#### Information shown

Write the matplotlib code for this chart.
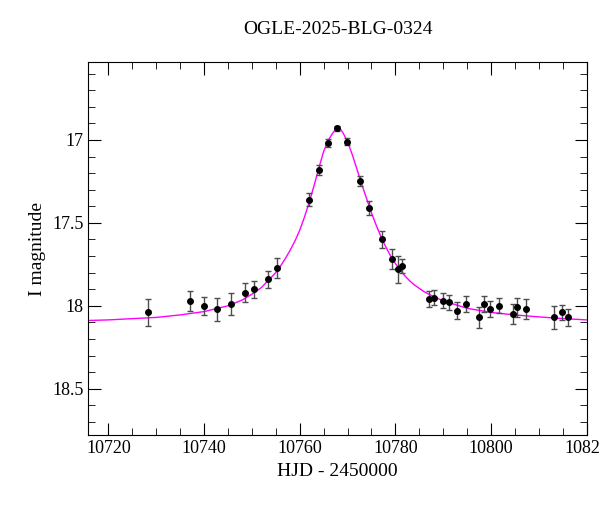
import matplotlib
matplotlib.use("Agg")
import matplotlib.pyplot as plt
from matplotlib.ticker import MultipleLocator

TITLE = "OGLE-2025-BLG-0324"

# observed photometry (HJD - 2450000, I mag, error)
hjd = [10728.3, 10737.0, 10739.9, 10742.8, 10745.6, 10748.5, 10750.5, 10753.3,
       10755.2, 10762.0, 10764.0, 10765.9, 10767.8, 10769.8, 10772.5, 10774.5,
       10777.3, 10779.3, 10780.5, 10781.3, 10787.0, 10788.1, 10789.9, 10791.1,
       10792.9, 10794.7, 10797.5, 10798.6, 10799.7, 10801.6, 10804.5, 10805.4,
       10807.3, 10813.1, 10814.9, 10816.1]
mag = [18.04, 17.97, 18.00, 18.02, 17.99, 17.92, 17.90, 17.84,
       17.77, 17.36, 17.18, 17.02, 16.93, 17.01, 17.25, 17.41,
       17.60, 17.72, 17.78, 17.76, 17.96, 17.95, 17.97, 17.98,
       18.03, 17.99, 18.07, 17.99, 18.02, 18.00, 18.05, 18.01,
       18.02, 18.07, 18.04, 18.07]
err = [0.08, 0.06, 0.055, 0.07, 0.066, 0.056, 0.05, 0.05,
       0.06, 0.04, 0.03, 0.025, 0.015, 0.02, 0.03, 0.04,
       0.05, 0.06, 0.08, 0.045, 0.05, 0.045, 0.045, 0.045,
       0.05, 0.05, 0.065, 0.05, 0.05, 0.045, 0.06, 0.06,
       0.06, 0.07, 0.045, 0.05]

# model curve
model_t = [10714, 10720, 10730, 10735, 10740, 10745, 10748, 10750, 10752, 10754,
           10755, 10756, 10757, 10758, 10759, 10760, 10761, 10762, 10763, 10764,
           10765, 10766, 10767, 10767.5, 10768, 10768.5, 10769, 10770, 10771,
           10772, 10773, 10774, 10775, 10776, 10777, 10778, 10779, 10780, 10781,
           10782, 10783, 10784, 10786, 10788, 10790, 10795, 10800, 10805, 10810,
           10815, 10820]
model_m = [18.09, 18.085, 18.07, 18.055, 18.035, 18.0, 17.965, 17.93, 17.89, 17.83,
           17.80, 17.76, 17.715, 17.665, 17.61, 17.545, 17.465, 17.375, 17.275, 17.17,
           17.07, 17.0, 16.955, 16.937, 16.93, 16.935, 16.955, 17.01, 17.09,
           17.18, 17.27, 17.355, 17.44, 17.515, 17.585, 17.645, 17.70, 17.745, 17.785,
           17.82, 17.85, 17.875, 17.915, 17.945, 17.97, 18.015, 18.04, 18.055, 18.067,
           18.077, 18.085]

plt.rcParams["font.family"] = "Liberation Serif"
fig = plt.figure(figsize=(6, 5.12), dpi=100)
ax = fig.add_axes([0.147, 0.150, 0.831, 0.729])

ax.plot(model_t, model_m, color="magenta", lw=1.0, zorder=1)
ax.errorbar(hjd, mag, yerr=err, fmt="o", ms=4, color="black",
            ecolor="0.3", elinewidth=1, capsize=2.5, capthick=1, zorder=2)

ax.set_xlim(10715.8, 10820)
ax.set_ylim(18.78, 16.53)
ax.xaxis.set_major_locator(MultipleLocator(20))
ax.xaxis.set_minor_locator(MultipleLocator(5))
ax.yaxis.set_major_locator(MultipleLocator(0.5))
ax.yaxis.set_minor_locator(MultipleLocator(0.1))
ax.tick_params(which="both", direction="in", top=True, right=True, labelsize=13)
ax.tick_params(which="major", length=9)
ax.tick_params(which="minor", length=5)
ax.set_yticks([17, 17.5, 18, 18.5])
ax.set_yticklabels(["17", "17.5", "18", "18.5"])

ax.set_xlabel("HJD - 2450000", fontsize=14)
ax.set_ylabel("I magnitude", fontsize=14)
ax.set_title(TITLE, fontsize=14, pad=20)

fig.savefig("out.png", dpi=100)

########

§ **Exercise description**
Pictures stay out. Repeat only the lines from the beginning of the data through the line that has "0.06, 0.07, 0.045, 0.05]".

§ **Reply to the task**
Write the matplotlib code for this chart.
import matplotlib
matplotlib.use("Agg")
import matplotlib.pyplot as plt
from matplotlib.ticker import MultipleLocator

TITLE = "OGLE-2025-BLG-0324"

# observed photometry (HJD - 2450000, I mag, error)
hjd = [10728.3, 10737.0, 10739.9, 10742.8, 10745.6, 10748.5, 10750.5, 10753.3,
       10755.2, 10762.0, 10764.0, 10765.9, 10767.8, 10769.8, 10772.5, 10774.5,
       10777.3, 10779.3, 10780.5, 10781.3, 10787.0, 10788.1, 10789.9, 10791.1,
       10792.9, 10794.7, 10797.5, 10798.6, 10799.7, 10801.6, 10804.5, 10805.4,
       10807.3, 10813.1, 10814.9, 10816.1]
mag = [18.04, 17.97, 18.00, 18.02, 17.99, 17.92, 17.90, 17.84,
       17.77, 17.36, 17.18, 17.02, 16.93, 17.01, 17.25, 17.41,
       17.60, 17.72, 17.78, 17.76, 17.96, 17.95, 17.97, 17.98,
       18.03, 17.99, 18.07, 17.99, 18.02, 18.00, 18.05, 18.01,
       18.02, 18.07, 18.04, 18.07]
err = [0.08, 0.06, 0.055, 0.07, 0.066, 0.056, 0.05, 0.05,
       0.06, 0.04, 0.03, 0.025, 0.015, 0.02, 0.03, 0.04,
       0.05, 0.06, 0.08, 0.045, 0.05, 0.045, 0.045, 0.045,
       0.05, 0.05, 0.065, 0.05, 0.05, 0.045, 0.06, 0.06,
       0.06, 0.07, 0.045, 0.05]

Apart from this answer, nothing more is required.